On Monday, 3 March 2014 at 18:03:12 UTC, Frustrated wrote:
On Sunday, 2 March 2014 at 11:47:39 UTC, Steve Teale wrote:
On Sunday, 2 March 2014 at 10:05:05 UTC, Dicebot wrote:
There is nothing wrong about not using templates. Almost any
compile-time design can be moved to run-time and expressed in
more common OOP form. And using tool you have mastery of is
usually more beneficial in practice than following the hype.

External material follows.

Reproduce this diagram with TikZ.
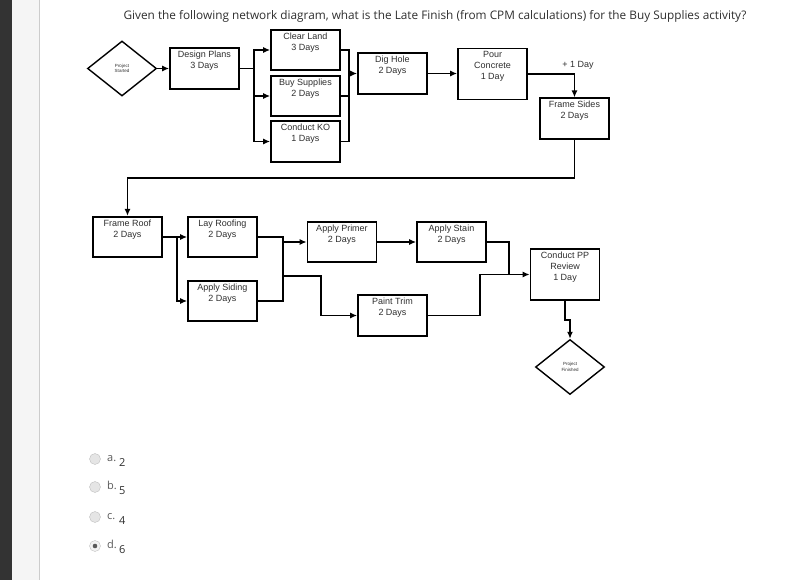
\documentclass[tikz,border=0pt]{standalone}
\usepackage{fontspec}
\setmainfont{Liberation Sans}
\newfontfamily\opensans{Open Sans}
\usetikzlibrary{shapes.geometric,arrows.meta}
\definecolor{inkgray}{HTML}{2E2E2E}
\definecolor{pagegray}{HTML}{F5F5F5}
\tikzset{
  act/.style={draw, line width=1.6pt, minimum width=69pt, inner sep=3pt, align=center,
    text depth=17pt, text=inkgray, font=\fontsize{9}{11}\selectfont},
  milestone/.style={draw, diamond, line width=1.4pt, minimum width=69pt, minimum height=55pt,
    inner sep=0pt, align=center, text=inkgray, font=\fontsize{4.5}{5.5}\selectfont},
  conn/.style={line width=1.9pt},
  arr/.style={conn, -{Latex[length=7pt,width=6pt]}},
  radio/.style={circle, draw=black!25, fill=black!10, minimum size=11pt, inner sep=0pt},
  answer/.style={anchor=base west, inner sep=0pt, text=black!65, font=\opensans\fontsize{11}{13}\selectfont}
}
\begin{document}
\begin{tikzpicture}[x=1pt,y=-1pt]
\useasboundingbox (0,0) rectangle (800,580);
\fill[black!80] (0,0) rectangle (12,580);
\fill[pagegray] (12,0) rectangle (39,580);
\draw[black!20] (39,0) -- (39,580);

\node[text=inkgray, font=\opensans\fontsize{11.8}{13}\selectfont] (question) at (435,16)
  {Given the following network diagram, what is the Late Finish (from CPM calculations) for the Buy Supplies activity?};

\node[milestone] (start) at (122,68.5) {Project\\Started};
\node[act] (design) at (204.5,68.5) {Design Plans\\3 Days};
\node[act] (clear) at (305.5,50) {Clear Land\\3 Days};
\node[act] (buy) at (305.5,96) {Buy Supplies\\2 Days};
\node[act] (ko) at (305.5,141.5) {Conduct KO\\1 Days};
\node[act] (dig) at (392.5,73.5) {Dig Hole\\2 Days};
\node[act] (pour) at (492.5,74) {Pour\\Concrete\\1 Day};
\node[act] (sides) at (574.5,118.5) {Frame Sides\\2 Days};
\node[text=inkgray, font=\fontsize{9}{11}\selectfont] (lag) at (578,65) {+ 1 Day};

\node[act] (roof) at (127.5,237) {Frame Roof\\2 Days};
\node[act] (lay) at (222.5,237) {Lay Roofing\\2 Days};
\node[act] (siding) at (222.5,301) {Apply Siding\\2 Days};
\node[act] (primer) at (342,242) {Apply Primer\\2 Days};
\node[act] (stain) at (451.5,242) {Apply Stain\\2 Days};
\node[act] (trim) at (392.5,315.5) {Paint Trim\\2 Days};
\node[act] (review) at (565,274.5) {Conduct PP\\Review\\1 Day};
\node[milestone] (finish) at (570,367) {Project\\Finished};

\draw[arr] (start) -- (design);
\draw[conn] (design.east) -- ++(14,0) coordinate (dsplit);
\draw[arr] (dsplit) |- (clear.west);
\draw[arr] (dsplit) |- (buy.west);
\draw[arr] (dsplit) |- (ko.west);
\coordinate (djoin) at (349,73.5);
\draw[conn] (clear.east) -| (djoin);
\draw[conn] (buy.east) -| (djoin);
\draw[conn] (ko.east) -| (djoin);
\draw[arr] (djoin) -- (dig.west);
\draw[arr] (dig.east) -- (pour.west |- dig.east);
\draw[arr] (pour.east) -| (sides.north);
\coordinate (wrap) at (127.5,178);
\draw[arr] (sides.south) |- (wrap) -- (roof.north);

\draw[conn] (roof.east) -- ++(14,0) coordinate (rsplit);
\draw[arr] (rsplit) -- (lay.west);
\draw[arr] (rsplit) |- (siding.west);
\coordinate (rjoin) at (283,242);
\draw[conn] (lay.east) -| (rjoin);
\draw[conn] (siding.east) -| (rjoin);
\draw[arr] (rjoin) -- (primer.west);
\coordinate (tsplit) at (283,276);
\draw[arr] (tsplit) -- ++(38,0) |- (trim.west);
\draw[arr] (primer) -- (stain);
\coordinate (pjoin) at (509,274.5);
\draw[conn] (stain.east) -| (pjoin);
\draw[conn] (trim.east) -- ++(52,0) |- (pjoin);
\draw[arr] (pjoin) -- (review.west);
\draw[arr] (review.south) -- ++(0,19) -| (finish.north);

\node[radio] (ra) at (95,459) {};
\node[answer] (la) at (107,461) {a.};
\node[answer, text=inkgray] (va) at (119,466) {2};
\node[radio] (rb) at (95,487) {};
\node[answer] (lb) at (107,489) {b.};
\node[answer, text=inkgray] (vb) at (119,494) {5};
\node[radio] (rc) at (95,517) {};
\node[answer] (lc) at (107,519) {c.};
\node[answer, text=inkgray] (vc) at (119,524) {4};
\node[radio, fill=black!5] (rd) at (95,546) {};
\fill[black!65] (rd) circle (2.3);
\node[answer] (ld) at (107,548) {d.};
\node[answer, text=inkgray] (vd) at (119,553) {6};
\end{tikzpicture}
\end{document}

Yes DB, we can soldier on happily, but it would not do any
harm to understand templates.
The documentation examples quickly make your eyes glaze over,
looking at the code in Phobos is doubtless instructive, but
you can wade through a lot of that without finding what you
want. Also I discovered an interesting fact today. the word
'mixin' does not appear in the language reference Templates
section of dlang.org.
It should be used in at least one example. I just discovered
by trial and error that I could use 'mixin' in Templates (as
opposed to Template Mixins), and when you know that it seems
likely that you can accomplish lots of stuff you couldn't
before.
While I'm here, has anyone discovered a way to fudge a
constructor super(..) call in a mixin template that's included
in a class constructor. Since the mixin template is evaluated
in the scope of the constructor, it seems like it should be OK.
I'm sure I'll get there in time ;=)
Steve
You've got to learn to think a bit more abstractly. Templates
are generalizations of things.
I think the problem is not that people don't understand templates
in the sense that they are abstractions. The question is whether
there are loads and loads of use cases for them.
Suppose I want to add two numbers using a function.
int add(int, int)?
double add(double, int)?
float add(float, int)?
char add(char, double)?
etc....
which one? Do you want to have to create a function every time
for every time?
This is a typical use case and always mentioned in tutorials. The
question is how many of these "typical" cases one encounters
while writing software.
I think another problem with templates is that it is not always
clear what is abstracted. The type or the logic? Both? In the
above example the logic remains the same and is reproduced by the
compiler for each type. Sometimes the logic can be abstracted for
which type independence is important. But I'm not sure if that
can be called a template in the purest sense. E.g. an algorithm
that finds the first instance of something might be different for
each type (string, char, int) and the "abstract" implementation
has to differentiate internally (if string > else if int > else
if ...). But this is no longer a template, or is it?